町が移築に向け直接交渉も 川端康成旧別荘、解体作業始まる

2109_news_kawabata.JPG
(写真:
傾斜地に立つ、川端康成が過ごした別荘。2016年10月撮影

 売却され解体が決まった、ノーベル文学賞作家川端康成(1899--1972)の旧別荘について、軽井沢町が移築・保存に向けて動くも、所有者の意向により事実上叶わなくなった。

 同別荘の保存に関しては、軽井沢文化遺産保存会や軽井ナショナルトラストら6団体が軽井沢町議会に「川端康成別荘の保存を求める請願書」を提出したほか、軽井沢観光協会や軽井沢観光ガイドの会も保存の要望書を提出していた。その際、藤巻進町長は「川端別荘は行政が残さねばならない建物の代表格」として保存への前向きな姿勢を打ち出していた。

2109_news_kawabata02.JPG

(写真:軽井沢観光協会長から川端別荘保存の要望書を受け取る町長。

 議会への請願書を提出していた6団体は、町長の意向を受け請願を取り下げた。議会議決を待つと、日程的に解体の可能性が高まることも取り下げの理由だった。

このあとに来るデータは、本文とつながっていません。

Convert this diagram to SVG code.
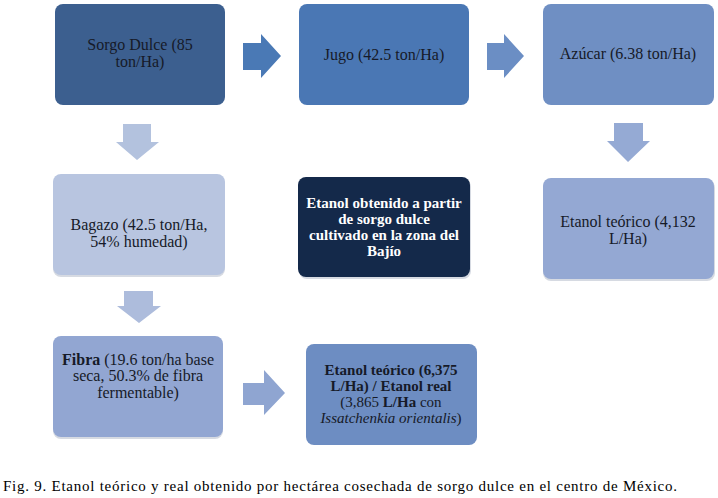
<svg xmlns="http://www.w3.org/2000/svg" width="718" height="498" viewBox="0 0 718 498" font-family="Liberation Serif, DejaVu Serif, serif">
<style>
.t{font-size:16px;fill:#161a28;text-anchor:middle}
.w{fill:#ffffff;font-weight:bold;font-size:15px}
.b{font-weight:bold}
.s{font-size:15px}
.i{font-style:italic;font-weight:normal}
.cap{font-size:15px;fill:#000}
.sh{fill:#d6dae2}
</style>
<rect width="718" height="498" fill="#ffffff"/>
<g id="connectors">
<path d="M243,43 H261 V34 L281,56 L261,78 V70 H243 Z" fill="#4a79b5"/>
<path d="M487,43 H504 V34 L524,56 L504,78 V70 H487 Z" fill="#6b8ec4"/>
<path d="M123,124 H151 V142 H159 L137,160 L116,142 H123 Z" fill="#b3c2de"/>
<path d="M614,123 H643 V141 H650 L628,162 L607,141 H614 Z" fill="#95aad4"/>
<path d="M124,291 H153 V306 H161 L139,323 L117,306 H124 Z" fill="#adbcdc"/>
<path d="M243,383 H264 V370 L285,393 L264,415 V405 H243 Z" fill="#8fa5d1"/>
</g>
<g id="sorgo">
<rect x="55" y="4" width="170" height="101" rx="8" fill="#3c5f8f"/>
<text class="t" x="140" y="50">Sorgo Dulce (85</text>
<text class="t" x="140" y="67">ton/Ha)</text>
</g>
<g id="jugo">
<rect x="299" y="4" width="170" height="101" rx="8" fill="#4a77b4"/>
<text class="t" x="384" y="60">Jugo (42.5 ton/Ha)</text>
</g>
<g id="azucar">
<rect x="543" y="4" width="171" height="101" rx="8" fill="#6f8fc3"/>
<text class="t" x="628" y="59">Azúcar (6.38 ton/Ha)</text>
</g>
<g id="bagazo">
<rect x="53" y="176" width="172" height="101" rx="8" class="sh"/>
<rect x="53" y="174" width="172" height="101" rx="8" fill="#b8c5e0"/>
<text class="t" x="139" y="230">Bagazo (42.5 ton/Ha,</text>
<text class="t" x="139" y="247">54% humedad)</text>
</g>
<g id="titulo">
<rect x="299" y="179" width="172" height="100" rx="8" class="sh"/>
<rect x="298" y="177" width="172" height="100" rx="8" fill="#14294a"/>
<text class="t w" x="384" y="208">Etanol obtenido a partir</text>
<text class="t w" x="384" y="224">de sorgo dulce</text>
<text class="t w" x="384" y="240">cultivado en la zona del</text>
<text class="t w" x="384" y="256">Bajío</text>
</g>
<g id="etanol1">
<rect x="543" y="180" width="172" height="101" rx="8" class="sh"/>
<rect x="543" y="178" width="171" height="101" rx="8" fill="#94a8d3"/>
<text class="t" x="628" y="227">Etanol teórico (4,132</text>
<text class="t" x="628" y="244">L/Ha)</text>
</g>
<g id="fibra">
<rect x="53" y="338" width="170" height="101" rx="8" class="sh"/>
<rect x="53" y="336" width="170" height="101" rx="8" fill="#92a6d2"/>
<text class="t" x="138" y="365"><tspan class="b">Fibra</tspan> (19.6 ton/ha base</text>
<text class="t" x="138" y="381">seca, 50.3% de fibra</text>
<text class="t" x="138" y="398">fermentable)</text>
</g>
<g id="etanol2">
<rect x="306" y="344" width="171" height="101" rx="8" fill="#6d8dc2"/>
<text class="t s b" x="391" y="375">Etanol teórico (6,375</text>
<text class="t s b" x="391" y="391">L/Ha) / Etanol real</text>
<text class="t s" x="391" y="407">(3,865 <tspan class="b">L/Ha</tspan> con</text>
<text class="t s" x="391" y="423"><tspan class="i">Issatchenkia orientalis</tspan>)</text>
</g>
<text class="cap" x="3" y="491" textLength="674" lengthAdjust="spacing">Fig. 9. Etanol teórico y real obtenido por hectárea cosechada de sorgo dulce en el centro de México.</text>
</svg>
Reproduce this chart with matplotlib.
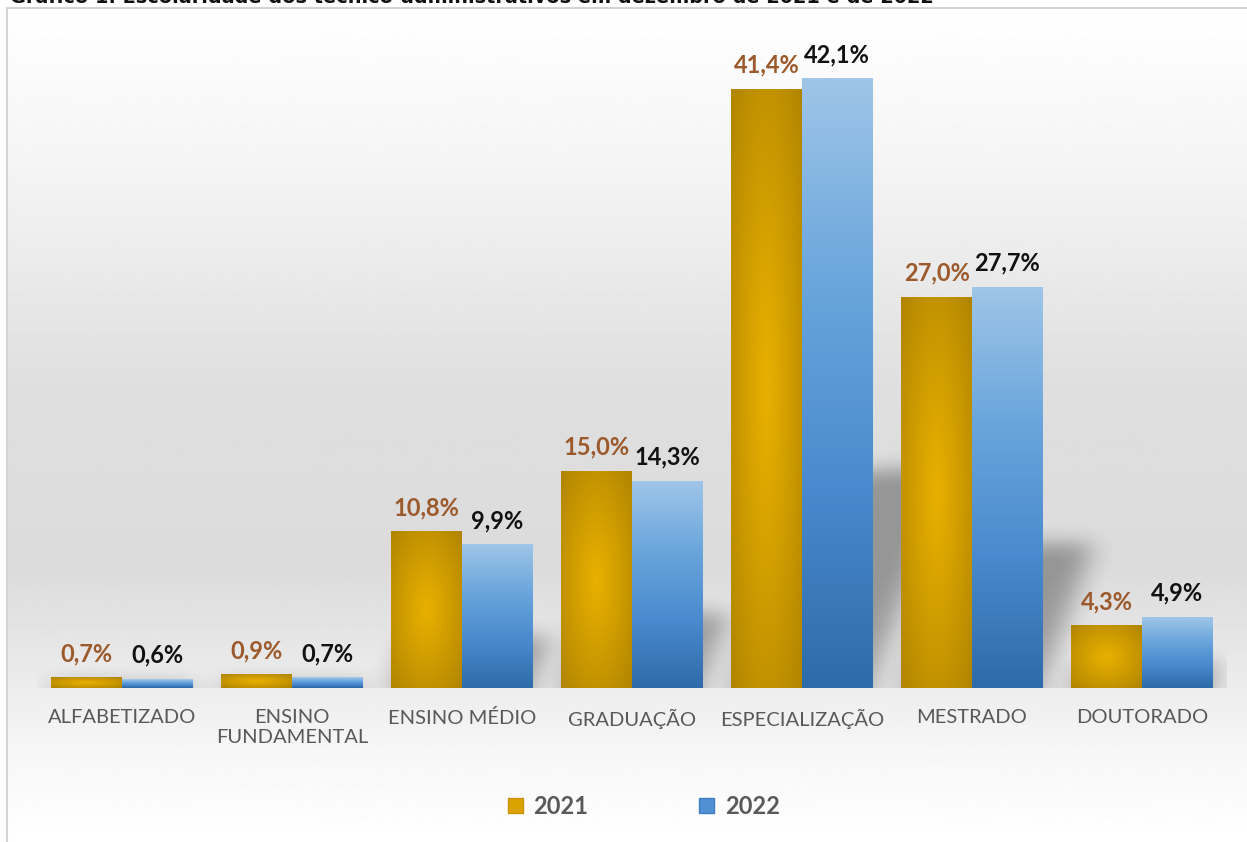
import numpy as np
import matplotlib
matplotlib.use("Agg")
import matplotlib.pyplot as plt
from matplotlib.colors import LinearSegmentedColormap, to_rgb
from matplotlib.patches import Rectangle, Patch

# ---- data ----
categories = ["ALFABETIZADO", "ENSINO\nFUNDAMENTAL", "ENSINO MÉDIO", "GRADUAÇÃO",
              "ESPECIALIZAÇÃO", "MESTRADO", "DOUTORADO"]
vals_2021 = [0.7, 0.9, 10.8, 15.0, 41.4, 27.0, 4.3]
vals_2022 = [0.6, 0.7, 9.9, 14.3, 42.1, 27.7, 4.9]
series_names = ["2021", "2022"]
title = "Gráfico 1. Escolaridade dos técnico-administrativos em dezembro de 2021 e de 2022"

plt.rcParams["font.family"] = ["Lato", "DejaVu Sans"]

W, H = 1247, 842
fig = plt.figure(figsize=(W / 100, H / 100), dpi=100)

# background gradient inside the chart frame
bg = fig.add_axes([7 / W, 0, 1 - 7 / W, 1 - 8 / H], zorder=0)
ys = np.linspace(0, 1, 400)          # 0 = bottom, 1 = top of frame
stops_y = [0.0, 0.10, 0.20, 0.33, 0.55, 0.80, 1.0]
stops_g = [1.00, 0.97, 0.92, 0.86, 0.875, 0.955, 1.0]
g = np.interp(ys, stops_y, stops_g)
bg.imshow(np.repeat(g[:, None], 2, axis=1), cmap="gray", vmin=0, vmax=1,
          aspect="auto", origin="lower", extent=[0, 1, 0, 1])
bg.set_axis_off()
fig.add_artist(Rectangle((7 / W, -0.01), 1, 1 - 8 / H + 0.01, transform=fig.transFigure,
                         fill=False, edgecolor="#d4d4d4", linewidth=1.5, zorder=1))

# caption, cut off at the top edge as in the source image
fig.text(10 / W, 1 - 3 / H, title, fontsize=13.9, fontweight="bold",
         family="DejaVu Sans", va="baseline", ha="left", color="#111111")

ax = fig.add_axes([37 / W, 154 / H, 1190 / W, 651 / H], zorder=2)
ax.patch.set_alpha(0)
n = len(categories)
x = np.arange(n)
bw = 0.415
ax.set_xlim(-0.5, n - 0.5)
ax.set_ylim(0, 45)


def box_blur(a, r, axis):
    pad = [(0, 0), (0, 0)]
    pad[axis] = (r, r)
    p = np.pad(a, pad, mode="edge" if axis == 0 else "constant")
    c = np.cumsum(p, axis=axis)
    c = np.insert(c, 0, 0, axis=axis)
    m = a.shape[axis]
    hi = np.take(c, np.arange(2 * r + 1, 2 * r + 1 + m), axis=axis)
    lo = np.take(c, np.arange(0, m), axis=axis)
    return (hi - lo) / (2 * r + 1)


# soft perspective shadows behind the bars
sx = np.linspace(-0.5, n - 0.5, 900)
sy = np.linspace(0, 20, 260)
SX, SY = np.meshgrid(sx, sy)
mask = np.zeros_like(SX)
for i in range(n):
    for xl, h in ((x[i] - bw, vals_2021[i]), (x[i], vals_2022[i])):
        top = 0.36 * h
        k = 0.03
        inside = (SY <= top) & (SX >= xl + k * SY) & (SX <= xl + bw + k * SY)
        mask[inside] = 1.0
for _ in range(2):
    mask = box_blur(mask, 11, 1)
    mask = box_blur(mask, 9, 0)
shadow = np.zeros(mask.shape + (4,))
shadow[..., 3] = mask * 0.32
ax.imshow(shadow, extent=[-0.5, n - 0.5, 0, 20], origin="lower", aspect="auto",
          zorder=1, interpolation="bilinear")

gold_bright = np.array(to_rgb("#e8b000"))
gold_dark = np.array(to_rgb("#b08400"))
blue_cmap = LinearSegmentedColormap.from_list(
    "blue", ["#2e6baa", "#4a8ace", "#6aa6dc", "#9fc5e8"])


def gold_img(hpx):
    u = np.linspace(-1, 1, 60)
    v = np.linspace(-1, 1, max(int(hpx), 4))
    U, V = np.meshgrid(u, v)
    r = np.clip(np.sqrt((U ** 2 + V ** 2) / 2), 0, 1) ** 1.1
    return gold_bright[None, None, :] + (gold_dark - gold_bright)[None, None, :] * r[..., None]


def blue_img(hpx):
    v = np.linspace(0, 1, max(int(hpx), 4))
    return blue_cmap(np.repeat(v[:, None], 4, axis=1))


px_per_unit = 651 / 45
for i in range(n):
    h1, h2 = vals_2021[i], vals_2022[i]
    ax.imshow(gold_img(h1 * px_per_unit), extent=[x[i] - bw, x[i], 0, h1],
              origin="lower", aspect="auto", zorder=2, interpolation="bilinear")
    ax.imshow(blue_img(h2 * px_per_unit), extent=[x[i], x[i] + bw, 0, h2],
              origin="lower", aspect="auto", zorder=2, interpolation="bilinear")
    ax.annotate(f"{h1:.1f}%".replace(".", ","), (x[i] - bw / 2, h1), xytext=(0, 12),
                textcoords="offset points", ha="center", va="baseline",
                fontsize=17, fontweight="bold", color="#9c5a2c", zorder=4)
    ax.annotate(f"{h2:.1f}%".replace(".", ","), (x[i] + bw / 2, h2), xytext=(0, 12),
                textcoords="offset points", ha="center", va="baseline",
                fontsize=17, fontweight="bold", color="#111111", zorder=4)

ax.set_xlim(-0.5, n - 0.5)
ax.set_ylim(0, 45)
ax.set_xticks(x)
ax.set_xticklabels(categories, fontsize=14.5, color="#595959", linespacing=1.25)
ax.tick_params(axis="x", length=0, pad=15)
ax.set_yticks([])
for s in ax.spines.values():
    s.set_visible(False)

handles = [Patch(facecolor="#d9a300", edgecolor="#c89400", label=series_names[0]),
           Patch(facecolor="#4f8fd2", edgecolor="#3f7fc2", label=series_names[1])]
leg = fig.legend(handles=handles, loc="center", bbox_to_anchor=(644 / W, 1 - 806 / H),
                 ncol=2, frameon=False, handlelength=0.62, handleheight=0.62,
                 handletextpad=0.45, columnspacing=4.7,
                 prop={"size": 17, "weight": "bold"})
for t in leg.get_texts():
    t.set_color("#595959")

fig.savefig("out.png", dpi=100)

 実際、夏期工事自粛期間が明けた9月1日から、同別荘の解体作業が開始された。荷物が運び出され、窓枠が外されていた。翌2日に町長は不動産業者に電話連絡して、町として移築保存する意向があることを伝え、行政手続き等にかかる時間の猶予を求めたが、業者からは「行政とビジネスのスピードは違う」と一蹴されたという。また同別荘は金融機関から借り入れて購入したため、日々利息が発生している。町の予算で金利部分を拠出することは難しいという事情もあった。

移築叶わずも、町長「最善は尽くした」

 9月6日の社会常任委員会で町長は一連の動きについて説明した。出席した議員からは土地ごと購入する意向はなかったのかと問われると「あの場所では町が所有しても活用できない。移築しかないと思っていた」と答えた。「請願を取り下げて頂き、議会でも認められ、所有者には町の意向を伝えられた。最善は尽くした」。

 軽井沢文化遺産保存会の増淵宗一さんは「町長はやる気がない。町長自身がまだやれることがあるので、本気で保存したいならやるべき」と失望を述べるも、町に頼らない別の方法を模索するという。

 9月6日午後から所有者の許可を得て、町教育委員会による同別荘の調査が始められた。間取りを記録したり、写真などで資料化する。残されているとみられる書籍等についても調査次第で今後の対応を検討するという。